We also continue to have a constructive mid-term view on Argentina. It has excellent governance, an undergeared private sector, and substantial structural and cyclical upside to both agricultural and hydrocarbon production. Despite the recent relief rally, valuations are extremely depressed and are pricing in a worst-case outcome, both economically and politically. We do not believe this will play out. Indeed, despite the recent turbulence, Macri’s popularity has held up reasonably well against a fractured opposition.
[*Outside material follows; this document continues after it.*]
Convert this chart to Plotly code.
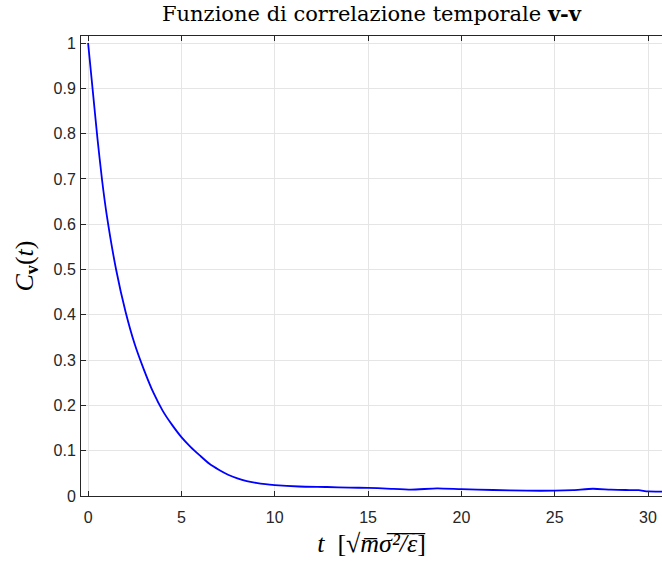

While we are also constructive on Russia, we are being prudent with the size of our overweight position, given the risk that the US could retaliate further against Russia for alleged electoral interference. The Russian market is cheap, while the oil price is reasonably high and the ruble is weak. One of the reasons for this is that the government is choosing to operate as if the oil price is $45. Surplus dollars generated by the higher oil price are currently being funnelled into the Russian reserve fund rather than sloshing around the economy. This is keeping the currency weak, presenting a fairly unique situation for many companies. For example, Russian oil producers like Rosneft, which have dollar revenues and ruble costs, are enjoying the benefits of a weak currency and a higher oil price at the same time. Moreover, Russian companies have generally been lifting their dividend payout ratios in recent years. Finally, the macro situation in Russia is improving at the margin after a few tough years. This is in contrast to many of the economies we look at, where economic data is marginally deteriorating.
Conversely, following a recent research trip to South Africa, we have become less positive on the domestic economy. The economic rebound that we expected to occur following Ramaphosa’s election victory does not appear to have materialised. Moreover, we see earnings risk in sectors such as Telecoms.